>> Begin Task inputs

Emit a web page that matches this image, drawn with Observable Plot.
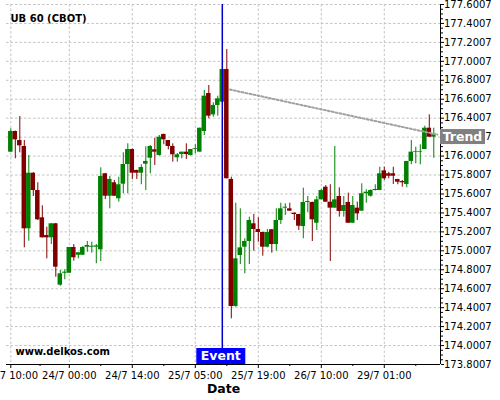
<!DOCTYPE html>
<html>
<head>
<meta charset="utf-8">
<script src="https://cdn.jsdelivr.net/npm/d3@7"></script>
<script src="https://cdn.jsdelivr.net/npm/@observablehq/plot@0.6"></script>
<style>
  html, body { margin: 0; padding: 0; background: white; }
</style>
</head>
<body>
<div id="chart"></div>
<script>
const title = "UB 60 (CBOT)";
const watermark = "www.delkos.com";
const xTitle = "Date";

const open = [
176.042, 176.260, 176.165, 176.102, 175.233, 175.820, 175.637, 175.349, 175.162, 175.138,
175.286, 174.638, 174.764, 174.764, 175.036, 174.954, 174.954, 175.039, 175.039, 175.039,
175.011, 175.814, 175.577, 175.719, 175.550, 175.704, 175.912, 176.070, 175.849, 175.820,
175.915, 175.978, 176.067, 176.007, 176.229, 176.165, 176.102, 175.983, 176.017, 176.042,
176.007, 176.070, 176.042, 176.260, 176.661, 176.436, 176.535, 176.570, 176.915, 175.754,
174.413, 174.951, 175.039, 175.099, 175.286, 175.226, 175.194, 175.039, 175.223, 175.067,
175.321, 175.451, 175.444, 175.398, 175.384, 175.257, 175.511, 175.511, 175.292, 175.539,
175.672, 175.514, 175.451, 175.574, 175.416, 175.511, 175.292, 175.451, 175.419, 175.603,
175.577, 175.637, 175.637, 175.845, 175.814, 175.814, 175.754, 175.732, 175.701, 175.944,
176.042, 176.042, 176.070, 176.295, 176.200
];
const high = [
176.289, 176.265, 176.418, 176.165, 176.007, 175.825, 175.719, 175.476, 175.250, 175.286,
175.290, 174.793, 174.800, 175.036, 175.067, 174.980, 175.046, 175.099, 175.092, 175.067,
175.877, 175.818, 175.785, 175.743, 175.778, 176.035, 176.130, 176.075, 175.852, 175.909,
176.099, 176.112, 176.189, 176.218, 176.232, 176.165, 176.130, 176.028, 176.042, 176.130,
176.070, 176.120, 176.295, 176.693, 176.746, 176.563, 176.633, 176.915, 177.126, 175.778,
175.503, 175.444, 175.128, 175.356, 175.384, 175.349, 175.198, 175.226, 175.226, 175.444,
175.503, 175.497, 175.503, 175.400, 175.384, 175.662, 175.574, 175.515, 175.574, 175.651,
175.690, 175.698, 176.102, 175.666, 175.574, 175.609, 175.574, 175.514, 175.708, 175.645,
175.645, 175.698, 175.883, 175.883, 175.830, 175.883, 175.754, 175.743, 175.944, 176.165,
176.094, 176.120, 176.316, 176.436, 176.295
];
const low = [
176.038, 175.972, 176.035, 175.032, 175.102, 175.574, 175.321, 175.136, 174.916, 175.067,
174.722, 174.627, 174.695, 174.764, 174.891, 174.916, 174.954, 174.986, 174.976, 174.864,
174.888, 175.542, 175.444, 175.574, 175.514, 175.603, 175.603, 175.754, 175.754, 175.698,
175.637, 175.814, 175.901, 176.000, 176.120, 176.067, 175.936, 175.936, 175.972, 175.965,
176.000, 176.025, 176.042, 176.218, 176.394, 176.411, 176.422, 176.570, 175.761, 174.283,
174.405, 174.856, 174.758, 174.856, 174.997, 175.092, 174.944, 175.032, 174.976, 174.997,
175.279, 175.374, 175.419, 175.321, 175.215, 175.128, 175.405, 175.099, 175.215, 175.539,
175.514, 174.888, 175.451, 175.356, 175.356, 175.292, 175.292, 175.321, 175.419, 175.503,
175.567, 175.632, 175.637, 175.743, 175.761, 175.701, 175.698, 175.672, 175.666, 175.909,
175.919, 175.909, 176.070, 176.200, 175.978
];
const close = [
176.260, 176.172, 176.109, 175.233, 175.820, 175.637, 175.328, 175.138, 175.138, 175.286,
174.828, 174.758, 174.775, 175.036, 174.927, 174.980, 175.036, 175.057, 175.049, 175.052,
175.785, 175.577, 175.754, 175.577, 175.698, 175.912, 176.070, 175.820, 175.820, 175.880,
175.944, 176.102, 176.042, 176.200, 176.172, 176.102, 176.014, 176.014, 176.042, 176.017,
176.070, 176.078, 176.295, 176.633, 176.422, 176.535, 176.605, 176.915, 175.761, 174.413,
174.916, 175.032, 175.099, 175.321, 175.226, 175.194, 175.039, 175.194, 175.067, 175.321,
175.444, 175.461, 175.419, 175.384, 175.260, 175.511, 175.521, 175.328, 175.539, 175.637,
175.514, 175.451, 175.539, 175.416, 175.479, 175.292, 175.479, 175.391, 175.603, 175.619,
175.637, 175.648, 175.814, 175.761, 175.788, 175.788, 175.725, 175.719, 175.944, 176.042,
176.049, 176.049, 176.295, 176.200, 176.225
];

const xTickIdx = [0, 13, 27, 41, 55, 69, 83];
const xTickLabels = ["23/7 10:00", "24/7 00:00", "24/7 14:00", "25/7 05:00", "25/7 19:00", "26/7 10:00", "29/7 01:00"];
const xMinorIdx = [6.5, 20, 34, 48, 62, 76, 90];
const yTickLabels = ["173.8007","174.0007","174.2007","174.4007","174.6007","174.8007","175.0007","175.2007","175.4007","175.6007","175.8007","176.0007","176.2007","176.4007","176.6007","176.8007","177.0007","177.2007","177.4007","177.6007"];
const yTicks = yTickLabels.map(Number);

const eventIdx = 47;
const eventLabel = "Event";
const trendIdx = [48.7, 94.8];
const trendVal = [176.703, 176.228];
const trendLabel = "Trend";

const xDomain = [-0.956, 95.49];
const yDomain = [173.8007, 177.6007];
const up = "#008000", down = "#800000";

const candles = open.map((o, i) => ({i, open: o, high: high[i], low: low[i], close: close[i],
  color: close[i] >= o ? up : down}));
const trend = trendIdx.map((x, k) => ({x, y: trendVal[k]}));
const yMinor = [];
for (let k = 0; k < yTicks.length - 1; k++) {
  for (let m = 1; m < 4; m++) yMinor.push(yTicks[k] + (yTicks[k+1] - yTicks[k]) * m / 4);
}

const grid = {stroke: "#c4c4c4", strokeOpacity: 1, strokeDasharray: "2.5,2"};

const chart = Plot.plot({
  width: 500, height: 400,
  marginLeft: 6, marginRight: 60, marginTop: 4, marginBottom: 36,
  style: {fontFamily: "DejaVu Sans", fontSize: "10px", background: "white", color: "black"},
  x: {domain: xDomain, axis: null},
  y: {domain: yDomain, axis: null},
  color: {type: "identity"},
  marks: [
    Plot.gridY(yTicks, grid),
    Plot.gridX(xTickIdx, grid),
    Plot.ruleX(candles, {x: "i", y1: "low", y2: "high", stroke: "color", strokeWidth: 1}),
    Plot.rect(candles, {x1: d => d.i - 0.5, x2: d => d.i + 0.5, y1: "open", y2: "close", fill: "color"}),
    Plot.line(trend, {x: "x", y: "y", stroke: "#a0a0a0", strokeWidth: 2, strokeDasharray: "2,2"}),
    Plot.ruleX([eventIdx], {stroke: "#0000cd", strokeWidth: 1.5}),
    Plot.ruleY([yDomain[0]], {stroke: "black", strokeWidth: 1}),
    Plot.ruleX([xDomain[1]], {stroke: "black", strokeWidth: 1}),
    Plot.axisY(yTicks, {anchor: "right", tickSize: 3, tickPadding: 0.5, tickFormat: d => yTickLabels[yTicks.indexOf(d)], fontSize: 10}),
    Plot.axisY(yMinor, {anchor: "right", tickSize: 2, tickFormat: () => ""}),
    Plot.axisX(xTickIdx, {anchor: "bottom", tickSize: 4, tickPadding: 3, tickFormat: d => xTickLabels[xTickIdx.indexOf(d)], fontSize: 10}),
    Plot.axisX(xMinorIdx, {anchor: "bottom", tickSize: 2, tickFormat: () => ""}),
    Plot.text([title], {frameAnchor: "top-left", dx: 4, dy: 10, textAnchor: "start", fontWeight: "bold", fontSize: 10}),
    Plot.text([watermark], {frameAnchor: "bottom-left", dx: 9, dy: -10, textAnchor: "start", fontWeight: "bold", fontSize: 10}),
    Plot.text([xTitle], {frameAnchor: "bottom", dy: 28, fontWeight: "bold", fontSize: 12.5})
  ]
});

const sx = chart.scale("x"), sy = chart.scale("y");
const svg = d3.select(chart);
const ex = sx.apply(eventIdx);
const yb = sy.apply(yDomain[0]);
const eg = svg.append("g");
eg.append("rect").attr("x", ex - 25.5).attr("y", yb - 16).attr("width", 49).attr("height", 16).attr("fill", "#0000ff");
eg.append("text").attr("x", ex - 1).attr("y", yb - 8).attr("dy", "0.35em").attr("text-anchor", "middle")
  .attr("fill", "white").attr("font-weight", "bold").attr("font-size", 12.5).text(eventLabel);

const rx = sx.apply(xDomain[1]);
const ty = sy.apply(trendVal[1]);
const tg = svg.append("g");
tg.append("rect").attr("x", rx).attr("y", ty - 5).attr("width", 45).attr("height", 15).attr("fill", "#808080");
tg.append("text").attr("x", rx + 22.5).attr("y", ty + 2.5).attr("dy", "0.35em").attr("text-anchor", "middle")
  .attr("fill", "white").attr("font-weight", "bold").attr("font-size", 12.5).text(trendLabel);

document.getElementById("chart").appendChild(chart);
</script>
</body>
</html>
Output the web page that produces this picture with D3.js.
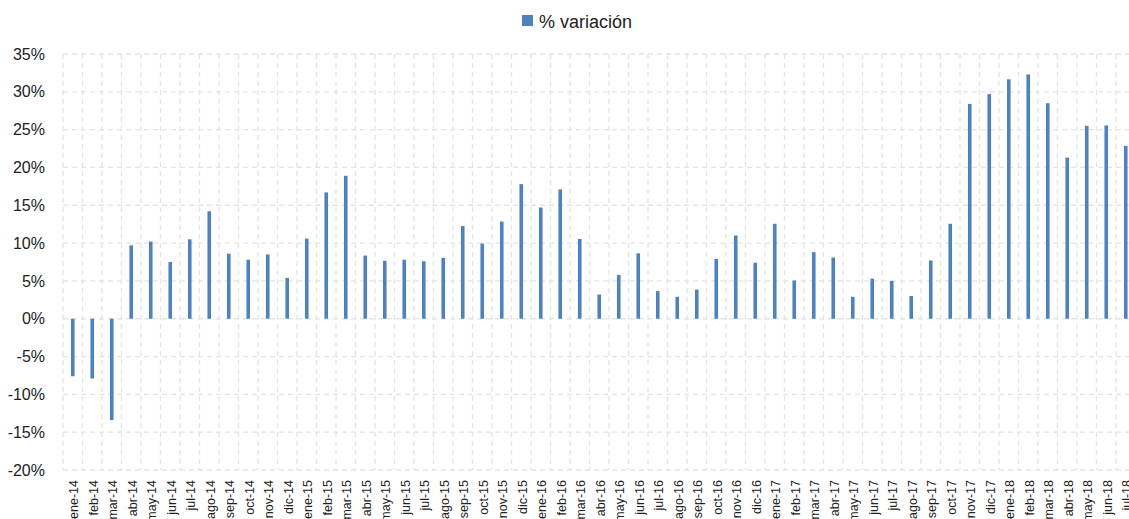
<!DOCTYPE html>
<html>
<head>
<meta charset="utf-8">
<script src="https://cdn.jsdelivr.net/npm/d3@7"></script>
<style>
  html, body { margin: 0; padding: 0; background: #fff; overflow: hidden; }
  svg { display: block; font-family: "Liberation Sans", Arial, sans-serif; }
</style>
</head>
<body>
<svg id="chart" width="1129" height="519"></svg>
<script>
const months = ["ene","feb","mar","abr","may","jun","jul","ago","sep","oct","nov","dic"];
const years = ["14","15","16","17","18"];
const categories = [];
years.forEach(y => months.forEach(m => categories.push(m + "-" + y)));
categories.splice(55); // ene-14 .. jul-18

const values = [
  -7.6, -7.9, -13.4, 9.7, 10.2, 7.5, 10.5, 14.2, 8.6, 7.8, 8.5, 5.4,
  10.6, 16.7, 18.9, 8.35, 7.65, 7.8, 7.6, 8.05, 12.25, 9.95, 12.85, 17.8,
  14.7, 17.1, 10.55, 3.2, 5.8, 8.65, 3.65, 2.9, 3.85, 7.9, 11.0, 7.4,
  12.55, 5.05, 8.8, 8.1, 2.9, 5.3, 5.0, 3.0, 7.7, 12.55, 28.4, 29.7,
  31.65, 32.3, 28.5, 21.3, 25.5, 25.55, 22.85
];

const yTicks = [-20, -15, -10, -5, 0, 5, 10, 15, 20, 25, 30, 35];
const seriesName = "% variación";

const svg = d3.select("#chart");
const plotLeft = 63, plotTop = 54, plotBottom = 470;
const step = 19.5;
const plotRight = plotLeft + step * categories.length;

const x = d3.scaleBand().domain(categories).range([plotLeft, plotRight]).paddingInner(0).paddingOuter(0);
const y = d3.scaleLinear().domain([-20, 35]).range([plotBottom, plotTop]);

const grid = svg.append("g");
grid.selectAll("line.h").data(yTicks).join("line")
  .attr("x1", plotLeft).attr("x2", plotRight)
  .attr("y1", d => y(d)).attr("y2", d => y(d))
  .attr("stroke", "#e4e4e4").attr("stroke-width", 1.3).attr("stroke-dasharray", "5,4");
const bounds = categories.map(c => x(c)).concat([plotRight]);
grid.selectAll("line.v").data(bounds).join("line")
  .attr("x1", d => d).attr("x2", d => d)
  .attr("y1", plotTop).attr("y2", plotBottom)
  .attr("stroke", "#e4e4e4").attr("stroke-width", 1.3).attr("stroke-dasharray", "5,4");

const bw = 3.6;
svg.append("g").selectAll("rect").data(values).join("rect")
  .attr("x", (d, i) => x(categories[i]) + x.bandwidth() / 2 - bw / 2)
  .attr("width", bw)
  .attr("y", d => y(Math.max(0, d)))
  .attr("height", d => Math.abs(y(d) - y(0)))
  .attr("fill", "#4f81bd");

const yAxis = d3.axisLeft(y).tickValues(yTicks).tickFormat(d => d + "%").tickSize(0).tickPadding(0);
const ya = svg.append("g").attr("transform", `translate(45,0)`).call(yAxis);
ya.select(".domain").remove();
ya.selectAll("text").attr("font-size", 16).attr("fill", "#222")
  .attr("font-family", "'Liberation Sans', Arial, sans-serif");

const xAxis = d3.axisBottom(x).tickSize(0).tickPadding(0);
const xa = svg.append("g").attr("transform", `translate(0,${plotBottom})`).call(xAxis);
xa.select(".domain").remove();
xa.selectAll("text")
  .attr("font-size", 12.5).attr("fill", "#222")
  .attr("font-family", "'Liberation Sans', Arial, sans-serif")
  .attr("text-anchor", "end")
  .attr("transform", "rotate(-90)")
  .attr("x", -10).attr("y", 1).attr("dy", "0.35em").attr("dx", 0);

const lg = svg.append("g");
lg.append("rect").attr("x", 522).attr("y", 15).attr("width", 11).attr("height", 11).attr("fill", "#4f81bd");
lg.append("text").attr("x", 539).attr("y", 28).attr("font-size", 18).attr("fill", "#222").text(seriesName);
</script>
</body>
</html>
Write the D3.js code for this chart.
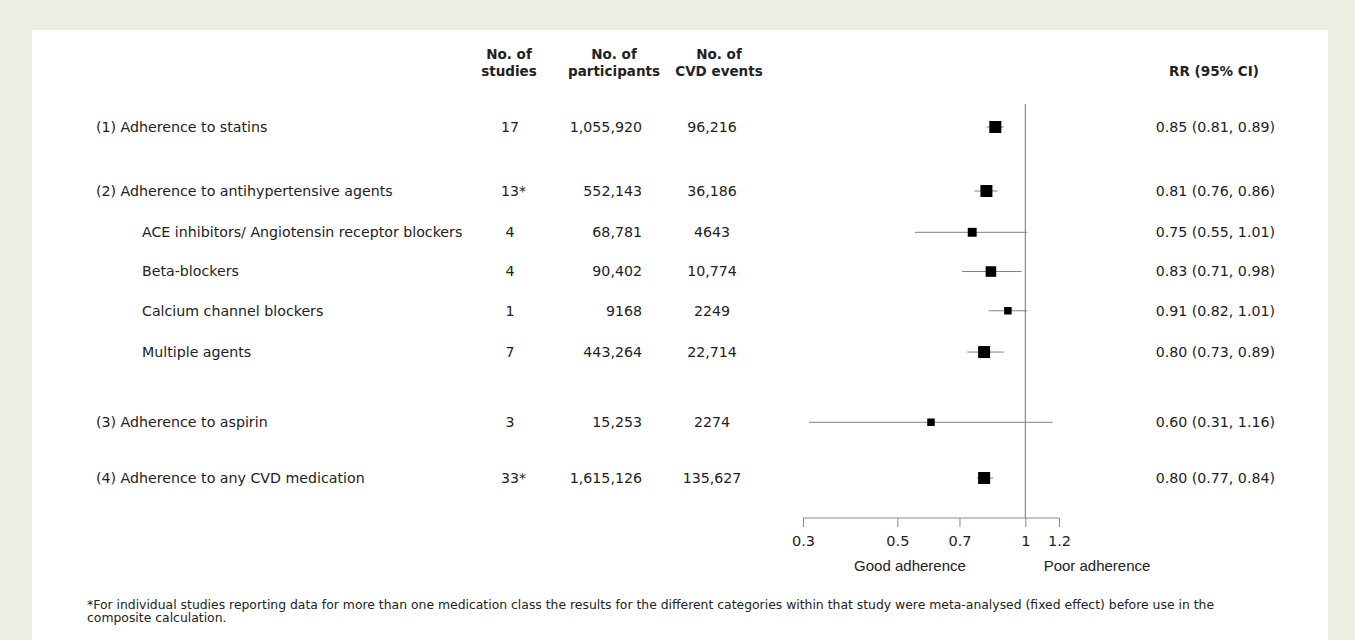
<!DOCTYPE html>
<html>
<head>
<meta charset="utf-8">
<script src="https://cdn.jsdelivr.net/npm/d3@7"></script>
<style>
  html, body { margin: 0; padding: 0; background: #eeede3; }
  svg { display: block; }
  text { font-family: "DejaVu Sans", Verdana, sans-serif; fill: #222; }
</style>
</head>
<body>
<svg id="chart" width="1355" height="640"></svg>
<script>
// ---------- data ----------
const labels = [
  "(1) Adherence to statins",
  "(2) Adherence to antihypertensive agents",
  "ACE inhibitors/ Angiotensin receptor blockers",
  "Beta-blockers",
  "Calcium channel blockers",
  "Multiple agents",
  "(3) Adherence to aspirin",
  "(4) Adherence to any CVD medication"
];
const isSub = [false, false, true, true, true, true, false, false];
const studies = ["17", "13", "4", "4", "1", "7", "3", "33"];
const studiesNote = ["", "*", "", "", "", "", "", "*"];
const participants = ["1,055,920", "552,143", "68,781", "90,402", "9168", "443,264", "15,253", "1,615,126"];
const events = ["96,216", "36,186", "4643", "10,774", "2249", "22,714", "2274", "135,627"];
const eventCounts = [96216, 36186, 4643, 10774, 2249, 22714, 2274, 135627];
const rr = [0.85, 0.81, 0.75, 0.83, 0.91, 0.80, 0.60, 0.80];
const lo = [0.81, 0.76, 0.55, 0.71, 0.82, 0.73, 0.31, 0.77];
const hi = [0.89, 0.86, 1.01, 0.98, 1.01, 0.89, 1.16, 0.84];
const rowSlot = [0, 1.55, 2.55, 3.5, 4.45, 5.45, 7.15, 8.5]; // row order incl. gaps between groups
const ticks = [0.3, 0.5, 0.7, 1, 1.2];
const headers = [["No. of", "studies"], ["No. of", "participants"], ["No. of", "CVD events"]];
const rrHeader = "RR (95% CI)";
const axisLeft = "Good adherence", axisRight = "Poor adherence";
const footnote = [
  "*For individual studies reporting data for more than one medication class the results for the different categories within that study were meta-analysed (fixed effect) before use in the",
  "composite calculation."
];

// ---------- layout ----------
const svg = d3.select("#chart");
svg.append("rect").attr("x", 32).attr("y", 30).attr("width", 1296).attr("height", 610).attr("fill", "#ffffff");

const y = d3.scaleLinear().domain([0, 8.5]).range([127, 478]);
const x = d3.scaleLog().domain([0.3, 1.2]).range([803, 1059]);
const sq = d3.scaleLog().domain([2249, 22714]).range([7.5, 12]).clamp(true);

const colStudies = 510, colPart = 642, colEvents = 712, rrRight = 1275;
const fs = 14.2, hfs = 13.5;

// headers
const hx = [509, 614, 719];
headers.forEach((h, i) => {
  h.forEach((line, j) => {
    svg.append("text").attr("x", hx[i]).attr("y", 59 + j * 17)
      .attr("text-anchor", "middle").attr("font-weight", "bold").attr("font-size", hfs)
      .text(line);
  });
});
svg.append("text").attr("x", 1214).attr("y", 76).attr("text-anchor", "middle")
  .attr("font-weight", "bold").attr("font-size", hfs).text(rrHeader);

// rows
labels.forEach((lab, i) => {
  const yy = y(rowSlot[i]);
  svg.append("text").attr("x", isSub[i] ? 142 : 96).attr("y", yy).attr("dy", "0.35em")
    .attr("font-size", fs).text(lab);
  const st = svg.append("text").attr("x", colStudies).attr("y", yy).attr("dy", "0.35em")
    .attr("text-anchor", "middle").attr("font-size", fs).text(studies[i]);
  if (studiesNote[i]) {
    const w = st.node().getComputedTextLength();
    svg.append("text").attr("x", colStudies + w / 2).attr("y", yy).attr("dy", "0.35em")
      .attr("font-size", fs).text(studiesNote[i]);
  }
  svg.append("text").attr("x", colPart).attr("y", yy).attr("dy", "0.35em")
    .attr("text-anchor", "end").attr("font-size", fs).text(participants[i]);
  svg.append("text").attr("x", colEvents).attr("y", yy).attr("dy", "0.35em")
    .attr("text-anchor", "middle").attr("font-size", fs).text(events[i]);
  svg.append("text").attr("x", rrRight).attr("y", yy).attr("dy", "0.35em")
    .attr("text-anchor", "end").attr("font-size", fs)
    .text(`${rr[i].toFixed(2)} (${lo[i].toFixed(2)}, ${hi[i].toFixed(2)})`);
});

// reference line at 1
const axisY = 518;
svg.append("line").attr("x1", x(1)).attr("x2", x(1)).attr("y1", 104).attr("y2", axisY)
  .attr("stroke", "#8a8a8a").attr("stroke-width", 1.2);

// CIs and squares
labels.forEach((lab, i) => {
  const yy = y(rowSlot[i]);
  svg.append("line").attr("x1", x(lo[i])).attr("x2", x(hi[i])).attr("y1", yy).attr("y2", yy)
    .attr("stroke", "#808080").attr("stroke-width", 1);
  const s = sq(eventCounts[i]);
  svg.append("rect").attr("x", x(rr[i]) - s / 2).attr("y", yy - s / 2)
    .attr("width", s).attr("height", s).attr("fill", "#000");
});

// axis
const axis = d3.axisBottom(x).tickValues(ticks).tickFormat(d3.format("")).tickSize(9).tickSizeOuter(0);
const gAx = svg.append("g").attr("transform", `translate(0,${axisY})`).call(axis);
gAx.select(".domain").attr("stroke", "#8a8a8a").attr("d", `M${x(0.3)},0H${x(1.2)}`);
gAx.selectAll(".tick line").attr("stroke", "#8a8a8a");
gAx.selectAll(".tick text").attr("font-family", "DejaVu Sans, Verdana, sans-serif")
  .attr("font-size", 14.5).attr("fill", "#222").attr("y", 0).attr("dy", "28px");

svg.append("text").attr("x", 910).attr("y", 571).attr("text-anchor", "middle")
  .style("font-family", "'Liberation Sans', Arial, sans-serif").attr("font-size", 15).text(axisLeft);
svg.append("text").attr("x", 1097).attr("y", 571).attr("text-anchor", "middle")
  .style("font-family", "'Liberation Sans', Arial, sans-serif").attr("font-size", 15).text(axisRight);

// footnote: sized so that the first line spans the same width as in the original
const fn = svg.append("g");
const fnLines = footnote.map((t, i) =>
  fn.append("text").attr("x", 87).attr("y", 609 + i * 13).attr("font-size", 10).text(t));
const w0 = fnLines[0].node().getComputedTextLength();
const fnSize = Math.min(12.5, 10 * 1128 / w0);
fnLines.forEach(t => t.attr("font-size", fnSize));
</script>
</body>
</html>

>> End Task inputs

■ Task requirements
Leave out every picture, then retype exactly the lines from the one containing "Output the web" through the one containing "categories.splice(55); // ene-14 .. jul-18".

■ Output for this exercise
Output the web page that produces this picture with D3.js.
<!DOCTYPE html>
<html>
<head>
<meta charset="utf-8">
<script src="https://cdn.jsdelivr.net/npm/d3@7"></script>
<style>
  html, body { margin: 0; padding: 0; background: #fff; overflow: hidden; }
  svg { display: block; font-family: "Liberation Sans", Arial, sans-serif; }
</style>
</head>
<body>
<svg id="chart" width="1129" height="519"></svg>
<script>
const months = ["ene","feb","mar","abr","may","jun","jul","ago","sep","oct","nov","dic"];
const years = ["14","15","16","17","18"];
const categories = [];
years.forEach(y => months.forEach(m => categories.push(m + "-" + y)));
categories.splice(55); // ene-14 .. jul-18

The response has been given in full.